Posted by: ARC | July 31, 2012 at 05:35 PM
I live in an area where BF is not the norm! If fact in the city I live in I only know of three people who BF and stuck with it other than myself...one of which was my mother! The doctors here seem to know nothing about it either...I went to have my wisdom teeth out and the dentist told me if I was put to sleep I'd need to pump and dump for THREE days! I did not have them taken out but later learned that I could have nursed my son as soon as I woke up...However the LC in my hospital was AMAZING! She was so positive and spent so much time with my son and I! I got the free samples of formula and ended up donating them! But I will say I was VERY tempted to use some and had my DH not been so supportive, I probably would have gave in. My hospital did NOT put formula in my room and I'm not sure if I would have been given any but I asked for samples "just in case"...I live in Ohio in a very low income city, most mothers here are on WIC and very few breastfed.
Posted by: ACG | July 31, 2012 at 05:48 PM
It's DISASTROUS to me the way that formula companies have co-opted the term "choice" and used it to convince women that they're giving them a choice when all they're doing is trying to take a choice away. But the people who KNOW BETTER know exactly what predators they are. The people who take their side either have a vested interest in them, or haven't done an ounce of research on this. Thanks for including PhD in Parenting's link. I also wrote about this from the Privilege perspective: http://thefeministbreeder.com/you-think-women-arent-vulnerable-to-marketing-check-your-privilege
Posted by: TheFeministBreeder | July 31, 2012 at 05:53 PM
Possibly the solution to this problem is to address it before a baby is born during prenatal care. That way when a mother delivers her baby (and is tired, hormonal, and crazy emotional)the appropriate support system is already in place and she is just simply being taken care of.

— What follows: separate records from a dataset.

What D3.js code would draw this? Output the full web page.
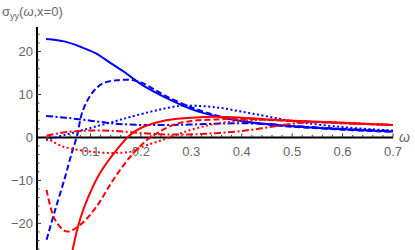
<!DOCTYPE html>
<html><head><meta charset="utf-8">
<script src="https://cdn.jsdelivr.net/npm/d3@7"></script>
<style>body{margin:0;background:#fff}svg{display:block}text{font-family:"Liberation Sans",Arial,sans-serif}</style>
</head><body><svg id="c" width="415" height="250"></svg>
<script>
// ---- data ----
const xTicks = [0.1, 0.2, 0.3, 0.4, 0.5, 0.6, 0.7];
const yTicks = [-20, -10, 0, 10, 20];
const blueSolid = [[0.012,22.9],[0.05,22.3],[0.08,21.1],[0.11,19.6],[0.14,17.3],[0.17,15.0],[0.2,12.4],[0.25,9.2],[0.3,6.6],[0.35,4.9],[0.4,3.8],[0.45,3.1],[0.5,2.6],[0.6,1.9],[0.7,1.4]];
const blueDashed = [[0.013,-23.8],[0.03,-16.9],[0.05,-9.1],[0.063,-3.6],[0.073,0.2],[0.085,6.3],[0.105,10.6],[0.125,12.6],[0.152,13.3],[0.179,13.4],[0.2,12.8],[0.22,11.6],[0.25,9.6],[0.3,7.0],[0.35,5.1],[0.4,3.8],[0.45,3.0],[0.5,2.5],[0.6,1.8],[0.7,1.3]];
const blueDotted = [[0.012,-0.6],[0.05,0.6],[0.1,2.2],[0.15,3.8],[0.18,4.8],[0.22,6.0],[0.25,6.8],[0.28,7.4],[0.3,7.4],[0.35,7.0],[0.4,6.0],[0.45,4.9],[0.5,3.8],[0.6,2.4],[0.7,1.6]];
const blueDashDot = [[0.012,5.0],[0.05,4.6],[0.1,3.9],[0.15,3.2],[0.2,2.9],[0.25,2.9],[0.3,3.0],[0.35,3.2],[0.4,3.3],[0.45,3.1],[0.5,2.7],[0.6,2.0],[0.7,1.5]];
const redSolid = [[0.06,-30],[0.066,-25.4],[0.079,-19.2],[0.096,-13.8],[0.119,-8.3],[0.152,-2.9],[0.179,0.6],[0.2,2.2],[0.25,4.0],[0.3,4.6],[0.35,4.8],[0.4,4.6],[0.45,4.2],[0.5,3.9],[0.6,3.4],[0.7,2.9]];
const redDashed = [[0.013,-12.2],[0.03,-19.2],[0.053,-21.9],[0.08,-20.3],[0.112,-16.1],[0.145,-9.9],[0.179,-4.5],[0.212,-0.6],[0.235,1.2],[0.264,2.9],[0.3,3.8],[0.35,4.2],[0.4,4.3],[0.5,3.8],[0.6,3.3],[0.7,2.9]];
const redDotted = [[0.013,-0.1],[0.045,-2.1],[0.1,-3.3],[0.145,-3.6],[0.18,-3.3],[0.2,-2.3],[0.25,-0.3],[0.3,1.8],[0.35,3.2],[0.4,3.9],[0.45,4.1],[0.5,3.9],[0.6,3.3],[0.7,2.9]];
const redDashDot = [[0.013,0.4],[0.05,1.2],[0.1,1.6],[0.15,1.5],[0.2,1.0],[0.25,0.7],[0.3,0.7],[0.35,1.0],[0.4,1.5],[0.45,2.3],[0.5,3.2],[0.55,3.6],[0.6,3.4],[0.7,2.9]];

const series = [
  {d: blueSolid, c: "#0000ff", dash: null},
  {d: blueDashed, c: "#0000ff", dash: "6,3"},
  {d: blueDotted, c: "#0000ff", dash: "2,2.5"},
  {d: blueDashDot, c: "#0000ff", dash: "7,2.5,2,2.5"},
  {d: redSolid, c: "#ff0000", dash: null},
  {d: redDashed, c: "#ff0000", dash: "6,3"},
  {d: redDotted, c: "#ff0000", dash: "2,2.5"},
  {d: redDashDot, c: "#ff0000", dash: "7,2.5,2,2.5"}
];

const svg = d3.select("#c");
const x = d3.scaleLinear().domain([-0.006, 0.7]).range([37, 393]);
const y = d3.scaleLinear().domain([-26.2, 25.7]).range([250, 27]);
const gray = "#666";
const tickCol = "#333";

// axes
const ax = svg.append("g");
ax.append("line").attr("x1", 37).attr("x2", 393).attr("y1", y(0)).attr("y2", y(0)).attr("stroke", "#000").attr("stroke-width", 2);
ax.append("line").attr("x1", 37).attr("x2", 37).attr("y1", 27).attr("y2", 250).attr("stroke", "#000").attr("stroke-width", 2);
d3.range(0.02, 0.701, 0.02).forEach(v => {
  const major = Math.abs(v*10 - Math.round(v*10)) < 1e-6;
  ax.append("line").attr("x1", x(v)).attr("x2", x(v)).attr("y1", y(0)).attr("y2", y(0) - (major ? 4 : 2.5)).attr("stroke", tickCol).attr("stroke-width", 1);
});
d3.range(-26, 26, 2).forEach(v => {
  if (v === 0) return;
  const major = v % 10 === 0;
  ax.append("line").attr("x1", 37).attr("x2", 37 + (major ? 4 : 2.5)).attr("y1", y(v)).attr("y2", y(v)).attr("stroke", tickCol).attr("stroke-width", 1);
});
xTicks.forEach(v => {
  ax.append("text").attr("x", x(v)).attr("y", y(0) + 19).attr("text-anchor", "middle").attr("font-size", 13).attr("fill", gray).text(d3.format(".1f")(v));
});
yTicks.forEach(v => {
  ax.append("text").attr("x", 33).attr("y", y(v) + 4.5).attr("text-anchor", "end").attr("font-size", 13).attr("fill", gray).text(v < 0 ? "\u2212" + Math.abs(v) : String(v));
});
// labels
const t = svg.append("text").attr("x", 2).attr("y", 16).attr("font-size", 13).attr("fill", gray);
t.append("tspan").text("\u03c3");
t.append("tspan").attr("font-size", 9).attr("dy", 3).text("yy");
t.append("tspan").attr("dy", -3).text("(");
t.append("tspan").attr("font-style", "italic").text("\u03c9");
t.append("tspan").text(",x=0)");
svg.append("text").attr("x", 399).attr("y", 142).attr("font-size", 14).attr("font-style", "italic").attr("fill", gray).text("\u03c9");

// curves
svg.append("clipPath").attr("id", "clip").append("rect").attr("x", 37).attr("y", 27).attr("width", 358).attr("height", 223);
const line = d3.line().x(d => x(d[0])).y(d => y(d[1])).curve(d3.curveCatmullRom.alpha(0.5));
const g = svg.append("g").attr("clip-path", "url(#clip)");
series.forEach(s => {
  g.append("path").attr("d", line(s.d)).attr("fill", "none").attr("stroke", s.c).attr("stroke-width", 2)
    .attr("stroke-dasharray", s.dash);
});
</script></body></html>
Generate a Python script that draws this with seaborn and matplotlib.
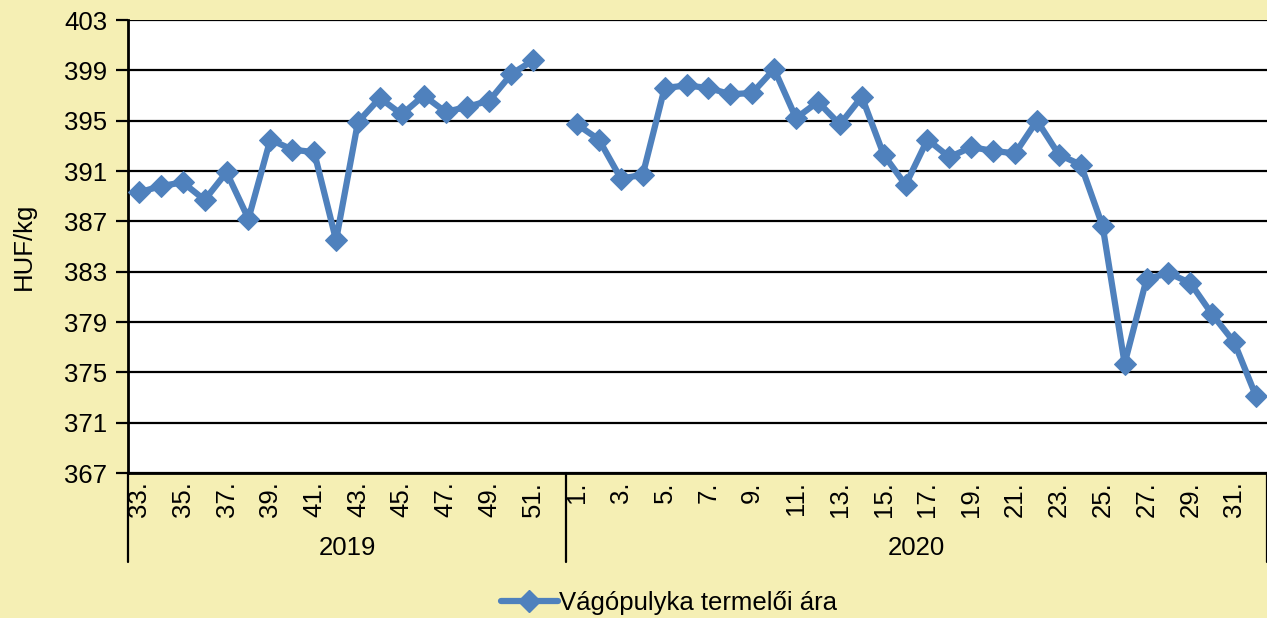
import numpy as np
import pandas as pd
import matplotlib.pyplot as plt
import matplotlib.transforms as mtransforms
from matplotlib.lines import Line2D
import seaborn as sns

# weekly producer price of slaughter turkey, HUF/kg
weeks_2019 = list(range(33, 53))
prices_2019 = [389.3, 389.8, 390.1, 388.7, 390.9, 387.2, 393.5, 392.7, 392.5, 385.5,
               394.9, 396.8, 395.5, 397.0, 395.7, 396.1, 396.6, 398.7, 399.8, np.nan]
weeks_2020 = list(range(1, 33))
prices_2020 = [394.7, 393.5, 390.4, 390.7, 397.6, 397.8, 397.6, 397.1, 397.2, 399.1,
               395.2, 396.5, 394.7, 396.9, 392.3, 389.9, 393.5, 392.1, 392.9, 392.6,
               392.4, 395.0, 392.3, 391.5, 386.6, 375.7, 382.4, 382.9, 382.1, 379.6,
               377.4, 373.1]
years = ['2019', '2020']
y_ticks = list(range(367, 404, 4))
series_name = 'Vágópulyka termelői ára'

df = pd.DataFrame({
    'year': ['2019'] * len(weeks_2019) + ['2020'] * len(weeks_2020),
    'week': weeks_2019 + weeks_2020,
    'price': prices_2019 + prices_2020,
})
df['pos'] = np.arange(len(df))

sns.set_style('white')
plt.rcParams['font.family'] = ['Liberation Sans', 'DejaVu Sans']
plt.rcParams['text.color'] = 'black'
plt.rcParams['axes.labelcolor'] = 'black'
plt.rcParams['xtick.color'] = 'black'
plt.rcParams['ytick.color'] = 'black'

bg = '#F5EFB4'
blue = '#4F81BD'
fs = 18.5

fig = plt.figure(figsize=(12.67, 6.18), dpi=100, facecolor=bg)
ax = fig.add_axes([0.101, 0.2346, 0.899, 0.733])
ax.set_facecolor('white')

for yr in years:
    sub = df[(df['year'] == yr) & df['price'].notna()]
    sns.lineplot(data=sub, x='pos', y='price', ax=ax, color=blue, linewidth=4.5,
                 marker='D', markersize=11, markeredgecolor=blue, legend=False, zorder=3)

ax.set_xlim(-0.5, len(df) - 0.5)
ax.set_ylim(367, 403)
ax.set_yticks(y_ticks)
ax.set_yticklabels([str(v) for v in y_ticks], fontsize=fs)
ax.grid(axis='y', color='black', linewidth=1.6)
ax.grid(axis='x', visible=False)
ax.set_axisbelow(True)

ax.set_xticks(df['pos'])
ax.set_xticklabels([f'{w}.' if w % 2 == 1 else '' for w in df['week']],
                   rotation=90, fontsize=fs, va='top')
ax.tick_params(axis='x', length=0, pad=6)
ax.tick_params(axis='y', length=9, width=1.6, color='black', direction='out', pad=6, left=True)

for s in ['top', 'right']:
    ax.spines[s].set_visible(False)
ax.spines['left'].set_color('black')
ax.spines['left'].set_linewidth(2)
ax.spines['bottom'].set_color('black')
ax.spines['bottom'].set_linewidth(2)

ax.set_xlabel('')
ax.set_ylabel('HUF/kg', fontsize=fs, labelpad=20)

# year grouping below the week labels
trans = mtransforms.blended_transform_factory(ax.transData, ax.transAxes)
n19 = len(weeks_2019)
edges = [-0.5, n19 - 0.5, len(df) - 0.5]
for e in edges:
    ax.plot([e, e], [0, -0.196], transform=trans, color='black', linewidth=1.6, clip_on=False)
ax.text((edges[0] + edges[1]) / 2, -0.165, years[0], transform=trans, ha='center', va='center', fontsize=fs)
ax.text((edges[1] + edges[2]) / 2, -0.165, years[1], transform=trans, ha='center', va='center', fontsize=fs)

handle = Line2D([], [], color=blue, linewidth=4.5, marker='D', markersize=11)
fig.legend([handle], [series_name], loc='center', bbox_to_anchor=(0.528, 0.024),
           frameon=False, fontsize=fs, handlelength=2.2, handletextpad=0.05)

fig.savefig('out.png', dpi=100, facecolor=bg)
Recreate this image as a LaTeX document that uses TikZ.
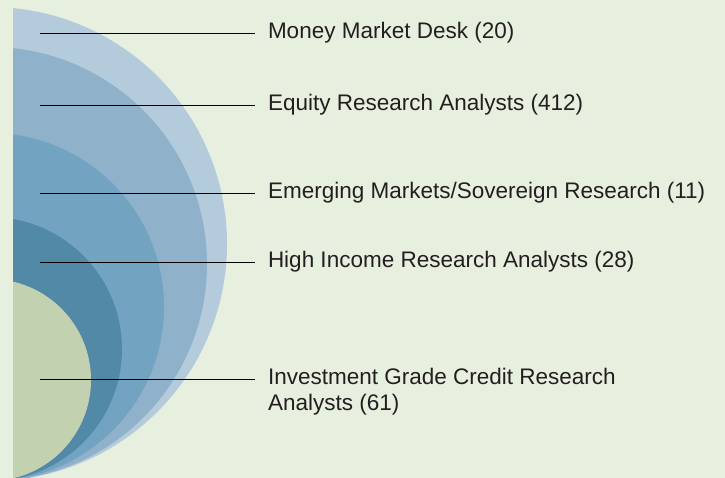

(I nursed both of my babies and delivered them in a "must ask" hospital)
Posted by: Kibbie | July 31, 2012 at 06:20 PM
If only there was a free sample of breast milk prepared for my newborn baby instead of formula, while I was in recovery from an emergency c-section, I would have felt I had a choice; formula was given to my child without my consent. How can that be allowed? Where was a LC to voice support of my choice to breastfeed? I really appreciate your blog post! Well said.